Publisher's Synopsis
Exploring The Struggles, Resilience, and the Road to Economic Recovery in the 1930s
Numerous people throughout the world are still feeling the effects of the Great Depression that hit the United States in the 1930s. Beginning with the stock market crash of October 1929, which caused Wall Street to go into a frenzy and destroyed millions of investors' wealth, the Great Depression was the greatest economic slump in the history of the industrialized world. It lasted from 1929 to 1939. Industrial production and employment fell sharply as failing businesses laid off employees due to a combination of falling consumer spending and investment during the subsequent years. At its worst point in 1933, the Great Depression left almost 15 million Americans jobless and nearly half of the nation's banks had collapsed.

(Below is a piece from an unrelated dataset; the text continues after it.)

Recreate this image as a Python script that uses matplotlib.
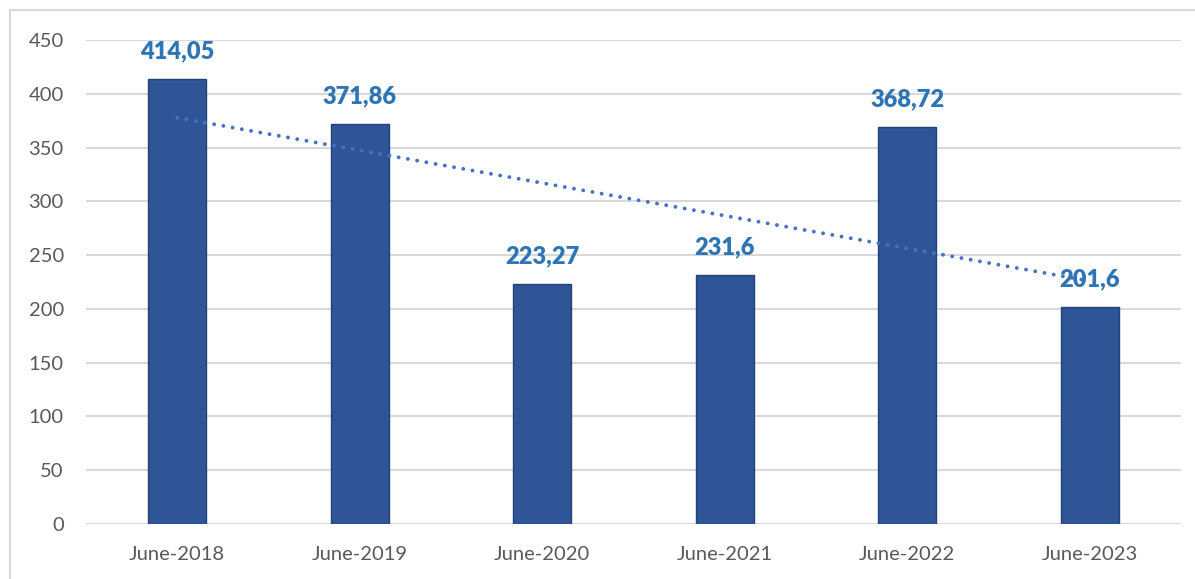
import numpy as np
from matplotlib import pyplot as plt
from matplotlib.patches import Rectangle

# monthly values, June of each year
periods = ['June-2018', 'June-2019', 'June-2020', 'June-2021', 'June-2022', 'June-2023']
values = [414.05, 371.86, 223.27, 231.6, 368.72, 201.6]
value_labels = ['414,05', '371,86', '223,27', '231,6', '368,72', '201,6']

plt.rcParams['font.family'] = ['Lato', 'DejaVu Sans']

fig = plt.figure(figsize=(11.95, 5.79), dpi=100)
ax = fig.add_axes([86 / 1195, 55 / 579, 1095 / 1195, 484 / 579])

x = np.arange(len(values))
ax.bar(x, values, width=0.32, color='#2F5597', edgecolor='#22437A', linewidth=1, zorder=2)

# linear trend over the six points
k, b = np.polyfit(x, values, 1)
ax.plot(x, k * x + b, linestyle=(0, (0.01, 2.4)), color='#4472C4', linewidth=2.8,
        dash_capstyle='round', zorder=3)

for xi, v, lab in zip(x, values, value_labels):
    ax.annotate(lab, (xi, v), xytext=(0, 12), textcoords='offset points',
                ha='center', va='bottom', fontsize=17, fontweight='heavy',
                color='#2E75B6', zorder=4)

ax.set_xlim(-0.5, len(values) - 0.5)
ax.set_ylim(0, 450)
ax.set_yticks(np.arange(0, 451, 50))
ax.set_xticks(x)
ax.set_xticklabels(periods)
ax.tick_params(axis='both', length=0, labelsize=14.5, colors='#595959')
ax.tick_params(axis='y', pad=16)
ax.tick_params(axis='x', pad=16)
ax.grid(axis='y', color='#D9D9D9', linewidth=1.5, zorder=0)
ax.set_axisbelow(True)
for s in ax.spines.values():
    s.set_visible(False)

# light frame round the chart area
fig.patches.append(Rectangle((10 / 1195, -0.05), 1.2, 1.05 - 10 / 579, transform=fig.transFigure,
                             fill=False, edgecolor='#D9D9D9', linewidth=1.5))

fig.savefig('out.png', dpi=100)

The Great Depression was the worst and longest economic downturn in industrialized Western history, and it caused major shifts in economic theory, macroeconomic policy, and financial institutions. Despite having its roots in the US, the Great Depression had a profound impact on nearly every nation on Earth, leading to sharp drops in production, high unemployment, and severe deflation. Particularly in the US, where the Great Depression was the worst hardship Americans had encountered since the Civil War, its cultural and social impacts were equally devastating. The Great Depression instilled in individuals from all walks of life the importance of economic stability and the necessity to persevere and overcome difficult circumstances instead of engaging in risky behavior with their finances or personal well-being.